Loving them however and living with them are two very different things, as I found out one night, just before I gently glided into a peaceful and well earned sleep!
I had just put my book down, when I heard this strange noises coming from my sittingroom that sounded like the stuff adorning my old oak server were being pushed and shuffled around, and of course, I pulled the duvet over my head, and lay shivering for a long time, wondering what the thieves were taking, hoping that my inherited vase, that was as ugly as sin, but very dear to me, would be scorned by this intruders, and left.
But the shuffling just didn't stop, so I slowly opened my head again, and lay listening for ages at the noises that went on and on, and I slowly realised that I would have to get up and see what was going on, as thieves would definitely not spend an hour or more just pushing stuff around, except if it was some really silly thief. My feet were dragging a bit, but I managed to get to the door, and peeping around, I realised that the strange noises that accompanied the shuffling, sounded much like that of a chicken, so I closed my eyes and snapped on the light, waiting for the assailant to attack me, at the same time praying that it was indeed a real, chicken, the ones with two legs and feathers. When at last I scraped together enough courage to open my eyes, I went into a fit of hysterical laughter, as there, nicely inbetween my treasured pieces, with my white antique runner as bedding, was the ugliest little hen that I have ever laid my eyes on, cocking her head and looking at me as if I was the intruder! I tried to shoo her out through the open window, but she gave one terrifying cackle before flying off the server, and with me in hot persuit, tried to escape my groping hands, leaving a path of destruction behind her.
But I was adamant that I refused to share my house with such an ugly housemate, and when at last I managed to get hold of her, I was breathing fast and feeling furious, and I had to kind of tuck her quite mercilessly under my arm to open my front door, and all this time this monster was cackling as if she was being defeathered alive!
After first having a good look to make sure that there wasn't a real two legged intruder in sight, I struggled over my rockery, and the small watercanal, and a few flowerbeds, to the fence where I threw her over to the other side, telling her to buzz off. But the bally chicken had no intention of giving up her lovely new home, and before I could struggle back over all the obstacles, as it was very dark outside, there being no streetlights, she was back on my server, from she watched me with small hostile eyes, and when I made a grab for her, she again lead me from room to room, cackling as if she was being bally murdered, and I was by now feeling real murderous, as she was making splashes of chicken poop as far as she went.
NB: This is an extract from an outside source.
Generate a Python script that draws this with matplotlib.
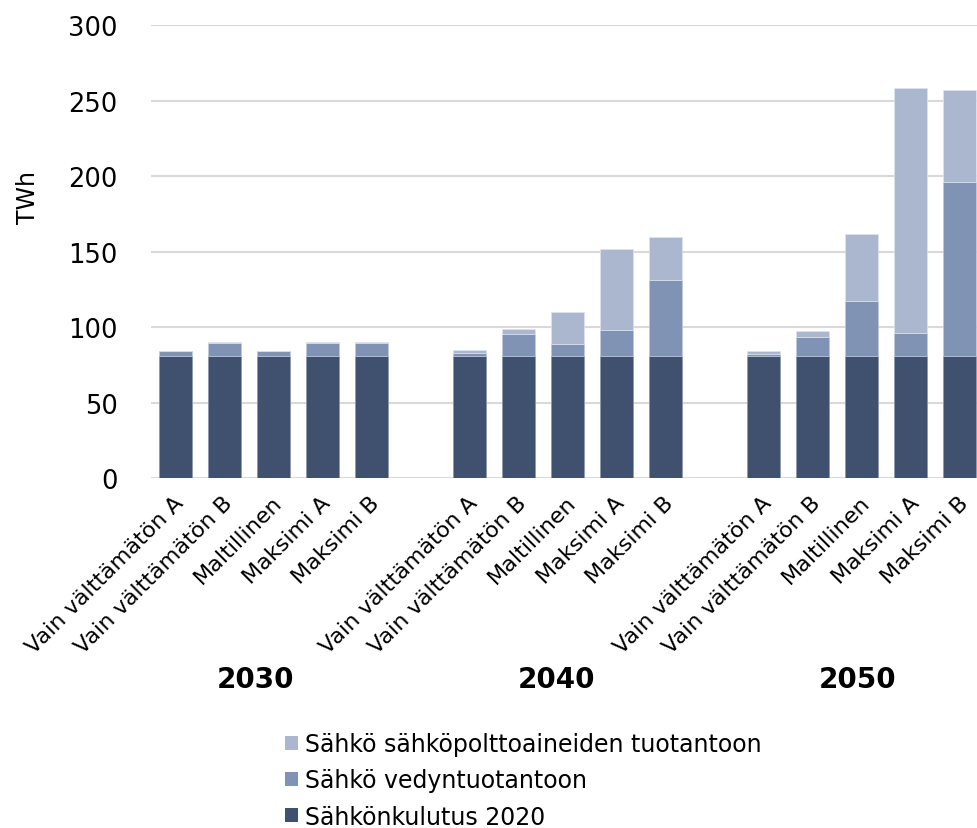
import matplotlib
matplotlib.use("Agg")
import matplotlib.pyplot as plt
from matplotlib.patches import Patch
import matplotlib.transforms as mtransforms

years = ["2030", "2040", "2050"]
scenarios = ["Vain välttämätön A", "Vain välttämätön B", "Maltillinen", "Maksimi A", "Maksimi B"]
series_names = ["Sähkönkulutus 2020", "Sähkö vedyntuotantoon", "Sähkö sähköpolttoaineiden tuotantoon"]

base_2020 = [81, 81, 81, 81, 81,
             81, 81, 81, 81, 81,
             81, 81, 81, 81, 81]
hydrogen = [3.5, 8.5, 3.5, 8.5, 8.5,
            2.0, 14.6, 8.0, 17.2, 50.4,
            1.5, 12.3, 36.6, 15.3, 114.8]
efuels = [0.0, 0.5, 0.0, 0.5, 0.5,
          1.6, 2.9, 21.3, 53.8, 28.5,
          2.0, 4.5, 44.2, 162.0, 61.0]

colors = ["#405170", "#8093B5", "#ABB7CF"]

W, H = 977, 829
fig = plt.figure(figsize=(W / 100, H / 100), dpi=100)
ax = fig.add_axes([151 / W, 1 - 479.3 / H, 1 - 151 / W, (479.3 - 26) / H])

positions = []
labels = []
for g in range(len(years)):
    for s in range(len(scenarios)):
        positions.append(g * (len(scenarios) + 1) + s)
        labels.append(scenarios[s])

bw = 0.67
bottom2 = [a + b for a, b in zip(base_2020, hydrogen)]
ax.bar(positions, base_2020, width=bw, color=colors[0], edgecolor="#8a97b0", linewidth=0.5, zorder=3)
ax.bar(positions, hydrogen, width=bw, bottom=base_2020, color=colors[1], edgecolor="#c0c9da", linewidth=0.5, zorder=3)
ax.bar(positions, efuels, width=bw, bottom=bottom2, color=colors[2], edgecolor="#dfe4ee", linewidth=0.5, zorder=3)

ax.set_xlim(-0.5, 16.35)
ax.set_ylim(0, 300)
ax.set_yticks(range(0, 301, 50))
ax.grid(axis="y", color="#D9D9D9", linewidth=1.5, zorder=0)
for sp in ax.spines.values():
    sp.set_visible(False)
ax.tick_params(axis="y", length=0, labelsize=18.5, pad=24)
ax.tick_params(axis="x", length=0)
ax.set_xticks([])

# category labels
trans = mtransforms.blended_transform_factory(ax.transData, fig.transFigure)
for x, lab in zip(positions, labels):
    ax.text(x + 0.1, 1 - 500 / H, lab, transform=trans, rotation=45,
            ha="right", va="center", rotation_mode="anchor", fontsize=16)

# year labels
year_x = [1.64, 7.78, 13.92]
for xx, yr in zip(year_x, years):
    ax.text(xx, 1 - 680 / H, yr, transform=trans, ha="center", va="center",
            fontsize=20, fontweight="bold")

fig.text(28 / W, 1 - 197 / H, "TWh", rotation=90, ha="center", va="center", fontsize=17)

handles = [Patch(facecolor=colors[i], edgecolor="none") for i in [2, 1, 0]]
names = [series_names[i] for i in [2, 1, 0]]
fig.legend(handles, names, loc="upper left", bbox_to_anchor=(285 / W, 1 - 733 / H),
           frameon=False, fontsize=17, handlelength=0.55, handleheight=0.55,
           handletextpad=0.3, labelspacing=0.52, borderaxespad=0, borderpad=0)

fig.savefig("out.png", dpi=100)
I managed to catch her again, and again, but every time she was back long before I was back, and I was getting to a state where I could easily have wrung her neck, when I had a brilliant idea. I opened the back door, and closed the front door behind me, so when I chucked the highly irate chicken over the fence again, I ran for the back door, and made it before madam had realized what was happening!
I then remembered the open window where she came in in the first place, and was just in time to close it on a very unhappy looking girlie! For a long time I heard her clucking around the house, but I turned a deaf ear! The next day I tried to distinguish her from the rest of the brood, but they all were so ugly and so same looking, that it was quite impossible.